◎毛荣富
除了想象和情感抒发,我们常说的间接叙述、侧面描写、整体概述、虚拟事实等亦属虚笔。
欧阳修在《醉翁亭记》中,一路都是“太守”如何如何,那么“太守”是谁呢?到结尾才点出:“太守谓谁?庐陵欧阳修也。”这种先虚后实的笔法,使文章轻松洒脱,灵活多姿。如果从开头到结尾一直都是“欧阳修”如何如何,就不会像现在这样有味了。
白居易的《琵琶行》,全诗三次写琵琶女的演奏,其中第二次是实笔。第一、三次都用了虚笔——第一次送客于浔阳江头之时,只写了“忽闻水上琵琶声,主人忘归客不发”一句,第三次是在琵琶女自叙身世之后,也仅写了“凄凄不似向前声,满座重闻皆掩泣”一句,这种侧面描写、借宾衬主的虚笔用得真是恰到好处。如果三次都是实写、详写,恐怕会使全诗拖沓冗长,也破坏了诗的整体美感。
文天祥《〈指南录〉后序》之第四段,一口气写了22个“死”,可谓一段荡气回肠、悲愤泣血的至情文字。若从用笔的“虚”“实”来看,其中多是实笔,而有几处虚笔写得也很好,如“至海凌,如高沙,常恐无辜死”,“道海安、如皋,凡三百里,北与寇往来其间,五日而非可死”,“以小舟涉鲸波出无可奈何,而死固付之度外矣”,这几处的“死”是虚拟的,不像“诋大酋当死”“骂逆贼当死”等“死”是实写,但这样写,不仅没有失实感,还更让人真切地感到归途的凶险难料。

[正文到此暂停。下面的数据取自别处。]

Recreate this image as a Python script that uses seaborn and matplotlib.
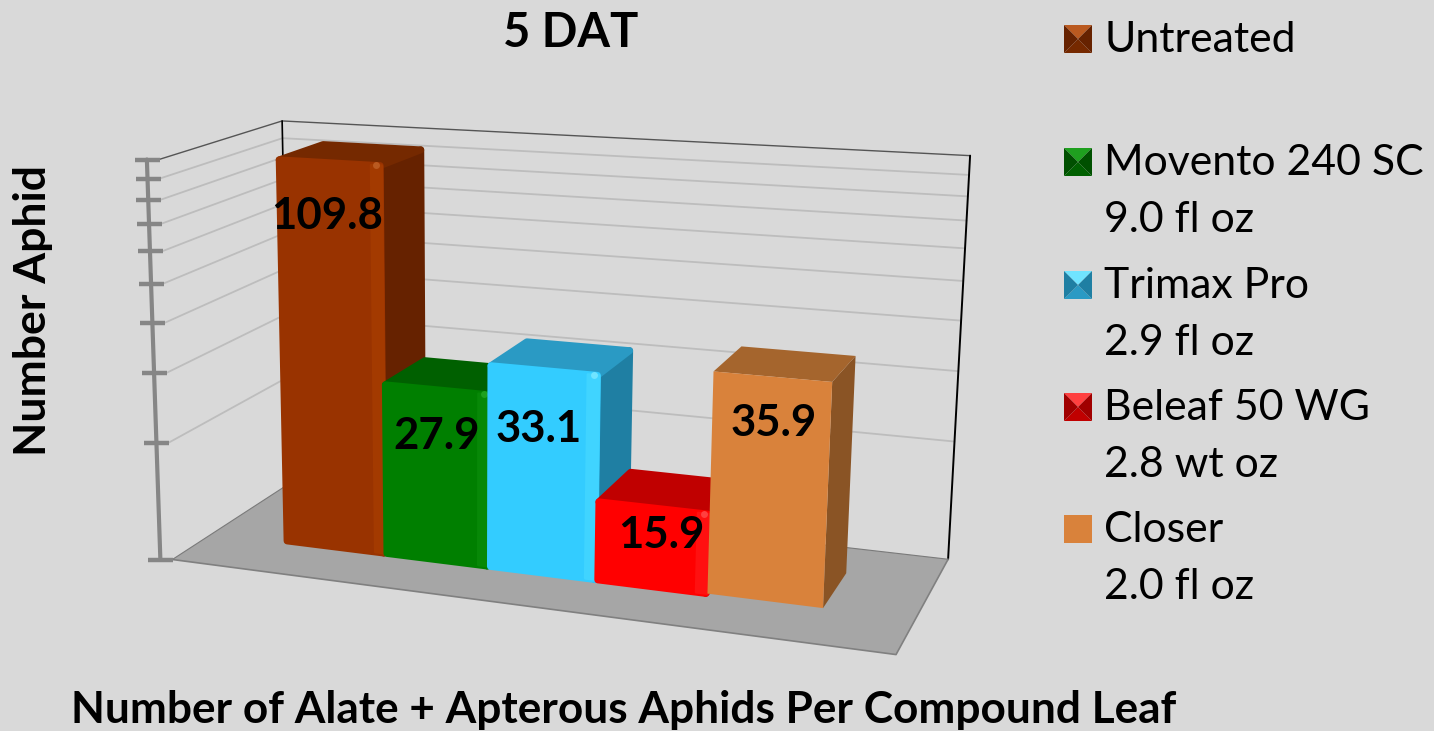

更值得一提的是第一句“呜呼,余之及于死者不知其几矣”这一句概括性的虚笔,它总领全段,实为全段之纲目。金丰在《说岳全传·序》中说,文笔“不宜尽出于虚,而亦不必尽出于实”,“尽出于虚”,过于诞妄,“无以服考古之心;“尽出于实”,失之平庸,“无以动一时之听”。所以,文天祥的这段气势酣畅、一泻千里的文字又是虚实结合、结实而空灵的绝妙文字。
由于深得虚实相生之法,上面的几段文字都显得迤逦曲折,情思摇曳,我们可以从中借鉴到不少东西。由于未得此法,有的作文就让人感到枯涩乏味。如一位女生写了《我班的三个美女》,文字虽不乏生动之处,但行文平直,用笔刻板。其实,这三人中有的正面写,有的可侧面写;有的可具体写,有的可概括写;同是虚写,有的是旁人评价,有的则可以是主观印象;即使是同一人,前面用实,后面则最好以虚出之;三人在总写之后,也不必平分秋色,可以有主有宾,可以借宾衬主,也可以主宾互映。如是,则虚实间出,参差交换,灵活多姿。